Very nice setup like ur colors


----------



## MrParacord (Jun 27, 2013)

Nice setup. I like how you can pack up and go whenever you need to.


----------



## ParacordPotter (Jan 5, 2015)

I carry all my stuff in a tackle box. Same jig too. If it works, it works.


----------



## CKParacord (Apr 3, 2015)

streetriots said:


> I don't have a bench where I can set up my stuff, so I keep it mobile. This is my setup that stays in a duffelbag. Don't laugh at my jig.


How do you like those black spools? I think I found those or some similar on Amazon and was thinking about picking a set up. I've been using pieces of cardboard but they tend to bend easily with 100' or so on them.


----------



## streetriots (Jan 25, 2015)

They work pretty well. I should have bought more. I tie the end to the spools, wrap the paracord and put a rubber band around it to keep the other end in place. I also tried to use one for making a leash, since pulling 30 ft of paracord through each weave is time consuming, it didn't work so well.


----------



## CKParacord (Apr 3, 2015)

streetriots said:


> They work pretty well. I should have bought more. I tie the end to the spools, wrap the paracord and put a rubber band around it to keep the other end in place. I also tried to use one for making a leash, since pulling 30 ft of paracord through each weave is time consuming, it didn't work so well.


I'll have to get some then. Amazon has a pack of 10 for $10 and free shipping right now, seems like a pretty good deal. Thanks for the fast reply!


----------



## Happybone (Apr 6, 2015)

*My Go Kit Setup*

I really liked Streetriot's post and since I just joined the forum this week I figured this would be a good way for me to jump in.

I myself don't have a workbench setup yet and honestly I really do like to move around where I do my tying. Sometimes I do it in the living room while watching the Razorbacks play or I'll just stay in my room but I also have been taking my setup with me over to my sister's house as well. I have more cord and accessories than what is here but not much more: I have two homemade jigs: one for bracelets and another for monkey fists.

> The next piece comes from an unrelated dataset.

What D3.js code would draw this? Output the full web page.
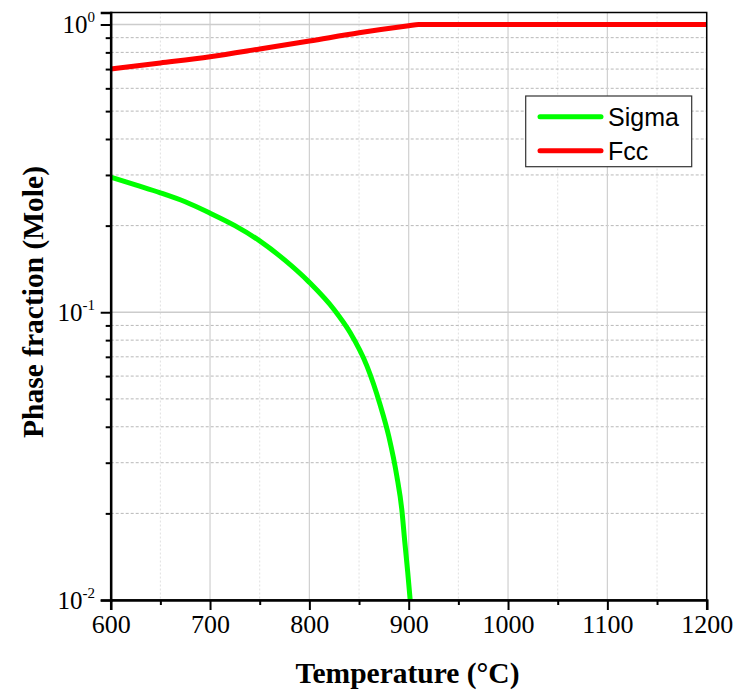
<!DOCTYPE html>
<html><head><meta charset="utf-8">
<script src="https://cdn.jsdelivr.net/npm/d3@7"></script>
<style>body{margin:0;background:#fff}</style>
</head><body>
<svg id="c" width="734" height="691"></svg>
<script>
const sigmaT = [600, 625, 650, 675, 700, 725, 750, 775, 800, 825, 841, 858, 871, 880, 888, 893, 896, 899, 901.5];
const sigmaV = [0.295, 0.277, 0.26, 0.242, 0.221, 0.20, 0.177, 0.152, 0.127, 0.102, 0.085, 0.065, 0.048, 0.037, 0.027, 0.0207, 0.016, 0.0125, 0.01];
const fccT = [600, 650, 700, 750, 800, 850, 900, 910, 1200];
const fccV = [0.70, 0.735, 0.773, 0.822, 0.876, 0.936, 0.99, 1.0, 1.0];
const xTicks = [600, 700, 800, 900, 1000, 1100, 1200];
const xMinor = [650, 750, 850, 950, 1050, 1150];
const yMajor = [1, 0.1, 0.01];
const yExp = ["0", "-1", "-2"];
const yMinor = [0.02,0.03,0.04,0.05,0.06,0.07,0.08,0.09,0.2,0.3,0.4,0.5,0.6,0.7,0.8,0.9];
const seriesNames = ["Sigma", "Fcc"];
const seriesColors = ["#00ff00", "#ff0000"];

const L = 110.7, R = 706.7, T = 12.5, B = 600;
const svg = d3.select("#c");
const x = d3.scaleLinear().domain([600, 1200]).range([L, R]);
const y = d3.scaleLog().domain([0.01, Math.pow(10, 12/288)]).range([B, T]);

// grid
const g = svg.append("g");
g.selectAll(".xm").data(xMinor).enter().append("line")
  .attr("x1", d => x(d)).attr("x2", d => x(d)).attr("y1", T).attr("y2", B)
  .attr("stroke", "#e0e0e0").attr("stroke-width", 1).attr("stroke-dasharray", "2,2");
g.selectAll(".ym").data(yMinor).enter().append("line")
  .attr("x1", L).attr("x2", R).attr("y1", d => y(d)).attr("y2", d => y(d))
  .attr("stroke", "#b8b8b8").attr("stroke-width", 1).attr("stroke-dasharray", "3,2");
g.selectAll(".xM").data(xTicks).enter().append("line")
  .attr("x1", d => x(d)).attr("x2", d => x(d)).attr("y1", T).attr("y2", B)
  .attr("stroke", "#d0d0d0").attr("stroke-width", 1.2);
g.selectAll(".yM").data(yMajor).enter().append("line")
  .attr("x1", L).attr("x2", R).attr("y1", d => y(d)).attr("y2", d => y(d))
  .attr("stroke", "#cccccc").attr("stroke-width", 1.5);

// lines
const line = d3.line().x(d => x(d[0])).y(d => y(d[1])).curve(d3.curveMonotoneX);
const sigmaData = sigmaT.map((t, i) => [t, sigmaV[i]]);
const fccData = fccT.map((t, i) => [t, fccV[i]]);
svg.append("path").datum(sigmaData).attr("d", line).attr("fill", "none")
  .attr("stroke", seriesColors[0]).attr("stroke-width", 5).attr("stroke-linejoin", "round");
svg.append("path").datum(fccData).attr("d", line).attr("fill", "none")
  .attr("stroke", seriesColors[1]).attr("stroke-width", 5).attr("stroke-linejoin", "round");

// frame
svg.append("rect").attr("x", L).attr("y", T).attr("width", R - L).attr("height", B - T)
  .attr("fill", "none").attr("stroke", "#000").attr("stroke-width", 1.5);

// axes
const xAxis = d3.axisBottom(x).tickValues(xTicks).tickSize(10).tickFormat(d3.format("d"));
const xa = svg.append("g").attr("transform", `translate(0,${B})`).call(xAxis);
xa.select(".domain").attr("stroke-width", 2.5);
xa.selectAll(".tick line").attr("stroke-width", 2);
xa.selectAll("text").attr("font-family", "Liberation Serif").attr("font-size", 26).attr("fill", "#000").attr("dy", "0.71em").attr("y", 15);
svg.append("g").attr("transform", `translate(0,${B})`)
  .call(d3.axisBottom(x).tickValues(xMinor).tickSize(5).tickFormat(""))
  .call(s => s.select(".domain").remove()).selectAll("line").attr("stroke-width", 2);

const yAxis = d3.axisLeft(y).tickValues(yMajor).tickSize(10).tickFormat("");
const ya = svg.append("g").attr("transform", `translate(${L},0)`).call(yAxis);
ya.select(".domain").attr("stroke-width", 2.5);
ya.selectAll(".tick line").attr("stroke-width", 2);
svg.append("g").attr("transform", `translate(${L},0)`)
  .call(d3.axisLeft(y).tickValues(yMinor).tickSize(5).tickFormat(""))
  .call(s => s.select(".domain").remove()).selectAll("line").attr("stroke-width", 2);

const yl = svg.append("g").selectAll("text").data(yMajor).enter().append("text")
  .attr("x", 95).attr("y", d => y(d) + 9).attr("text-anchor", "end")
  .attr("font-family", "Liberation Serif").attr("font-size", 25).attr("fill", "#000");
yl.append("tspan").text("10");
yl.append("tspan").attr("dy", -11).attr("font-size", 15).text((d, i) => yExp[i]);

// titles
svg.append("text").attr("x", 407.5).attr("y", 683).attr("text-anchor", "middle")
  .attr("font-family", "Liberation Serif").attr("font-weight", "bold").attr("font-size", 29.5)
  .text("Temperature (°C)");
svg.append("text").attr("transform", `translate(42.5,302) rotate(-90)`).attr("text-anchor", "middle")
  .attr("font-family", "Liberation Serif").attr("font-weight", "bold").attr("font-size", 29.5)
  .text("Phase fraction (Mole)");

// legend
const lg = svg.append("g");
lg.append("rect").attr("x", 525.7).attr("y", 96).attr("width", 166).attr("height", 70.7)
  .attr("fill", "#fff").attr("stroke", "#333").attr("stroke-width", 1.2);
seriesNames.forEach((n, i) => {
  const yy = 116.7 + i * 34;
  lg.append("line").attr("x1", 540).attr("x2", 601).attr("y1", yy).attr("y2", yy)
    .attr("stroke", seriesColors[i]).attr("stroke-width", 5).attr("stroke-linecap", "round");
  lg.append("text").attr("x", 608).attr("y", yy + 9).attr("font-family", "Liberation Sans")
    .attr("font-size", 25).attr("fill", "#000").text(n);
});
</script>
</body></html>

This is the general idea of it all where everything fits into the big tote on the left. I have all of my small accessories fit snugly inside their own container which fits inside the big one. 

The second pic shows just some of the small accessories I carry with me in the small plastic tote. I







n it I carry my homemade Hillman lacing needles (fids), lots of different sizes of split key rings, bracelet buckles, tape measure and caribiners.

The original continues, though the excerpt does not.